→ **TASK PROMPT**: Gather up every line that includes the string "this".

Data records
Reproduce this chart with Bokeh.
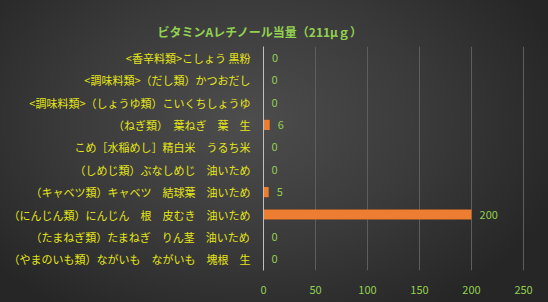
from bokeh.plotting import figure
from bokeh.models import ColumnDataSource, FactorRange, Title
from bokeh.core.properties import value
from bokeh.embed import file_html
from bokeh.resources import INLINE

title_text = "ビタミンAレチノール当量（211μｇ）"
categories = [
    "<香辛料類>こしょう 黒粉",
    "<調味料類>（だし類）かつおだし",
    "<調味料類>（しょうゆ類）こいくちしょうゆ",
    "（ねぎ類）　葉ねぎ　葉　生",
    "こめ［水稲めし］精白米　うるち米",
    "（しめじ類）ぶなしめじ　油いため",
    "（キャベツ類）キャベツ　結球葉　油いため",
    "（にんじん類）にんじん　根　皮むき　油いため",
    "（たまねぎ類）たまねぎ　りん茎　油いため",
    "（やまのいも類）ながいも　ながいも　塊根　生",
]
values = [0.4, 0, 0, 6, 0, 0, 5, 200, 0, 0]
value_labels = ["0", "0", "0", "6", "0", "0", "5", "200", "0", "0"]
x_ticks = [0, 50, 100, 150, 200, 250]

FONT = "Noto Sans CJK JP"

src = ColumnDataSource(dict(cat=categories, val=values, lab=value_labels))

p = figure(
    width=548, height=302,
    y_range=FactorRange(*reversed(categories)),
    x_range=(0, 261.5),
    output_backend="svg", toolbar_location=None,
    min_border_left=263, min_border_right=13,
    min_border_top=46, min_border_bottom=32,
)
p.styles = {"background": "radial-gradient(ellipse 60% 75% at 45% 40%, #4d4d4d 0%, #3a3a3a 55%, #262626 100%)"}
p.background_fill_alpha = 0
p.border_fill_alpha = 0
p.outline_line_color = None

# invisible spacer next to the frame, then the chart title above it
p.add_layout(Title(text=" ", standoff=10, text_font_size="2px",
                   text_alpha=0), "above")
p.add_layout(Title(text=title_text, align="left", offset=-106,
                   text_color="#92d050", text_font=FONT,
                   text_font_size="12px", text_font_style="bold",
                   standoff=14), "above")

# shadow
p.hbar(y="cat", right="val", left=0, height=0.45, source=src,
       fill_color="black", fill_alpha=0.25, line_color=None)
p.hbar(y="cat", right="val", left=0, height=0.45, source=src,
       fill_color="#ed7d31", line_color=None)

p.text(x="val", y="cat", text="lab", source=src, x_offset=8,
       text_color="#92d050", text_font=value(FONT), text_font_size="11px",
       text_align="left", text_baseline="middle")

p.xaxis.ticker = x_ticks
p.xaxis.axis_line_color = None
p.xaxis.major_tick_line_color = None
p.xaxis.minor_tick_line_color = None
p.xaxis.major_label_text_color = "#92d050"
p.xaxis.major_label_text_font = FONT
p.xaxis.major_label_text_font_size = "11px"
p.xaxis.major_label_standoff = 9

p.yaxis.axis_line_color = "#bfbfbf"
p.yaxis.major_tick_line_color = None
p.yaxis.minor_tick_line_color = None
p.yaxis.major_label_text_color = "#e6e619"
p.yaxis.major_label_text_font = FONT
p.yaxis.major_label_text_font_size = "11px"
p.yaxis.major_label_standoff = 7

p.ygrid.grid_line_color = None
p.xgrid.grid_line_color = "#5e5e5e"
p.xgrid.grid_line_width = 1

open("out.html", "w").write(file_html(p, INLINE))
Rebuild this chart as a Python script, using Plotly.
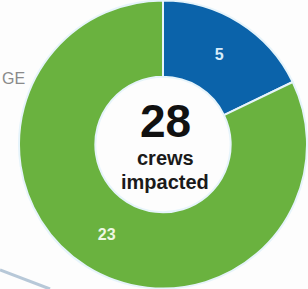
import plotly.graph_objects as go

categories = ["Blue crews", "Green crews"]
values = [5, 23]
slice_colors = ["#0b63aa", "#6ab23f"]
text_colors = ["#d8ecfa", "#eef7e4"]
total_label = "28"
sub_label_1 = "crews"
sub_label_2 = "impacted"
side_label = "GE"

W, H = 308, 289
FONT = "Liberation Sans, Arial, sans-serif"

fig = go.Figure(go.Pie(
    labels=categories,
    values=values,
    hole=0.47,
    sort=False,
    direction="clockwise",
    rotation=0,
    textinfo="value",
    texttemplate="<b>%{value}</b>",
    textposition="inside",
    insidetextorientation="horizontal",
    textfont=dict(family=FONT, size=16, color=text_colors),
    marker=dict(colors=slice_colors, line=dict(color="#e6f4fb", width=2)),
    domain=dict(x=[19 / W, 307 / W], y=[0, 1]),
    showlegend=False,
    hoverinfo="label+value",
))

fig.add_annotation(
    x=165 / W, y=1 - 121 / H, xref="paper", yref="paper",
    text="<b>" + total_label + "</b>", showarrow=False,
    font=dict(family=FONT, size=46, color="#111111"),
)
fig.add_annotation(
    x=165 / W, y=1 - 158 / H, xref="paper", yref="paper",
    text="<b>" + sub_label_1 + "</b>", showarrow=False,
    font=dict(family=FONT, size=20, color="#1a1a1a"),
)
fig.add_annotation(
    x=165 / W, y=1 - 182 / H, xref="paper", yref="paper",
    text="<b>" + sub_label_2 + "</b>", showarrow=False,
    font=dict(family=FONT, size=20, color="#1a1a1a"),
)
fig.add_annotation(
    x=0, y=1 - 68 / H, xref="paper", yref="paper", xanchor="left",
    text=side_label, showarrow=False,
    font=dict(family=FONT, size=16, color="#8a8a8a"),
)
fig.add_shape(
    type="line", xref="paper", yref="paper",
    x0=0, y0=1 - 270 / H, x1=50 / W, y1=0,
    line=dict(color="#b7c8d8", width=3),
)

fig.update_layout(
    width=W, height=H,
    margin=dict(l=0, r=0, t=0, b=0),
    paper_bgcolor="#fdfdfd",
    plot_bgcolor="#fdfdfd",
)

fig.write_html(
    "out.html",
    config={"displayModeBar": False},
    post_script="document.body.style.margin='0';document.body.style.padding='0';",
)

→ **TASK SOLUTION**:
Reproduce this chart with Bokeh.
Rebuild this chart as a Python script, using Plotly.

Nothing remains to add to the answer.